NATO Commander Says He sees Potent Threat from Russia

The article entitled “NATO Commander Says He sees Potent Threat From Russia” in The New York Times newspaper provides an insight into the American authority’s viewpoint towards Russian military movement. Since the entire content is based on the interview with NATO commander Gen. Philip M. Breedlove, numerous direct quotes appear along the news story. To begin with, General Breedlove attacked the credibility of Russian President by showing his disbelief in Russia’s proclaimed withdrawal from Ukraine. He said that neither less aggressive movement nor Russian return to barracks is realized, and immediately emphasized how strong and well-prepared their armies are. His enumeration of Russian potent warplanes, helicopter units, artillery, infantry and commandos justifies his affirmation that the 40,000 troops could “attack on 12 hours’ notice and accomplish its objective within three to five days”. He speculated that the Russian presence is intended as a “coercive force” during the West’s talks with Russia, and could be used to establish the land link to Crimea and invade many other regions in Ukraine.

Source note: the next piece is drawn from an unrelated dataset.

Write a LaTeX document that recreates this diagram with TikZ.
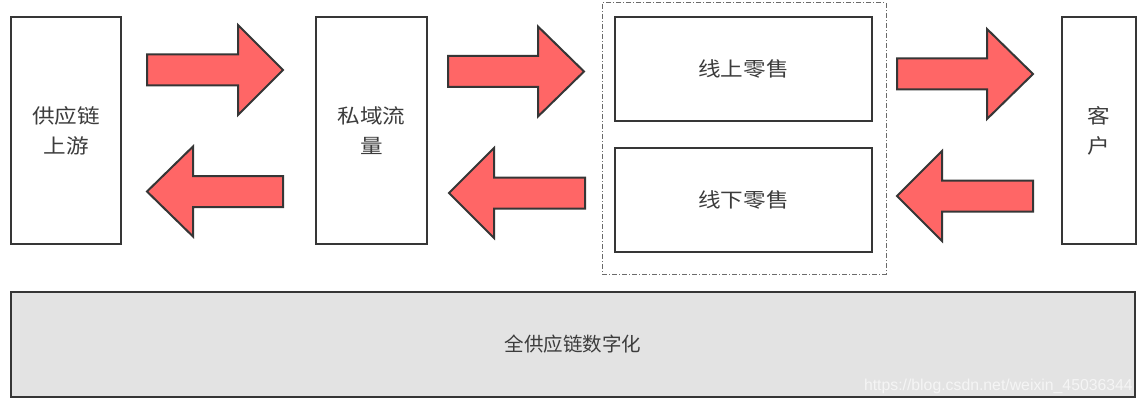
\documentclass[tikz,border=0pt]{standalone}
\usepackage{fontspec}
\newfontfamily\cjk[FakeStretch=1.13]{Noto Sans CJK SC}
\newfontfamily\cjkbase{Noto Sans CJK SC}
\newfontfamily\wmfont{Liberation Sans}
\definecolor{boxline}{HTML}{363636}
\definecolor{txt}{HTML}{3C3C3C}
\definecolor{arrowred}{HTML}{FF6666}
\definecolor{basegray}{HTML}{E3E3E3}
\definecolor{dashgray}{HTML}{6A6A6A}
\tikzset{
  blockbox/.style={draw=boxline, line width=2.4pt, fill=white, text=txt, align=center,
    inner sep=0pt, font=\cjk\fontsize{20}{30}\selectfont},
  basebox/.style={blockbox, fill=basegray, font=\cjkbase\fontsize{19.5}{24}\selectfont},
  groupbox/.style={draw=dashgray, line width=1pt, dash pattern=on 5pt off 2pt on 1pt off 2pt, inner sep=0pt},
  blockarrow/.style={draw=boxline, line width=2pt, fill=arrowred, line join=miter},
  watermark/.style={text=white!96!black, font=\wmfont\fontsize{15.8}{18}\selectfont, inner sep=0pt}
}
\newcommand{\myRarrow}[4]{%
  \draw[blockarrow] (#1,#4-15.5) -- (#2,#4-15.5) -- (#2,#4-45) -- (#3,#4) -- (#2,#4+45)
    -- (#2,#4+15.5) -- (#1,#4+15.5) -- cycle;}
\newcommand{\myLarrow}[4]{%
  \draw[blockarrow] (#3,#4-15.5) -- (#2,#4-15.5) -- (#2,#4-45) -- (#1,#4) -- (#2,#4+45)
    -- (#2,#4+15.5) -- (#3,#4+15.5) -- cycle;}
\begin{document}
\begin{tikzpicture}[x=1pt,y=-1pt]
\useasboundingbox[fill=white] (0,0) rectangle (1144,404);
% dashed group
\node[groupbox, minimum width=284pt, minimum height=271pt] (grp) at (744,138.5) {};
% boxes
\node[blockbox, minimum width=110pt, minimum height=227pt] (up) at (66,130.5) {供应链\\上游};
\node[blockbox, minimum width=111pt, minimum height=227pt] (priv) at (371.5,130.5) {私域流\\量};
\node[blockbox, minimum width=257pt, minimum height=104pt] (online) at (743.5,69) {线上零售};
\node[blockbox, minimum width=257pt, minimum height=104pt] (offline) at (743.5,200) {线下零售};
\node[blockbox, minimum width=74pt, minimum height=227pt] (cust) at (1099,130.5) {客\\户};
\node[basebox, minimum width=1124pt, minimum height=105pt] (base) at (573,344.5) {全供应链数字化};
% block arrows
\myRarrow{147}{238}{283}{70}
\myLarrow{147}{193}{283}{191.5}
\myRarrow{448}{538}{584}{71.5}
\myLarrow{449}{494}{585}{193}
\myRarrow{897}{987}{1033}{74}
\myLarrow{897}{942}{1033}{196}
% watermark
\node[watermark, anchor=east] (wm) at (1133,386) {https://blog.csdn.net/weixin\_45036344};
\end{tikzpicture}
\end{document}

In the middle of the interview, he brings up the issue of Russia’s ground-launched cruise missile, and discloses that American administration is reviewing on whether to formally declare Russian violation of 1987 medium-range missile banning treaty. He said that he does not want to “prejudge the outcome of this review”, but then he added that the administrators “have to consider doing something because it cannot go unanswered”. This paradox displays his strong stance and effectively implies his influence on the US administrators. The author then shifts to describe General Breedlove’s background so as to help build the commander’s ethos for his following prediction and proposed solutions. As a former pilot and European Air Force commander, the General predicts that Russian forces would isolate Ukrainian military on the peninsula and assemble substantial combat power within a short period of time. His following question, “What does that mean geo-strategically that we now have a nation that can produce this ready force and now has demonstrated that it will use that ready force to go across a sovereign boundary?,” is very provocative. Several solutions are then proposed along with the explanation of why they are feasible, most of which are attributable to the experience and authority he has. As usual, these convincing solutions are ended with his saying “It is only an option”, implying “the obligation” without commanding any single word.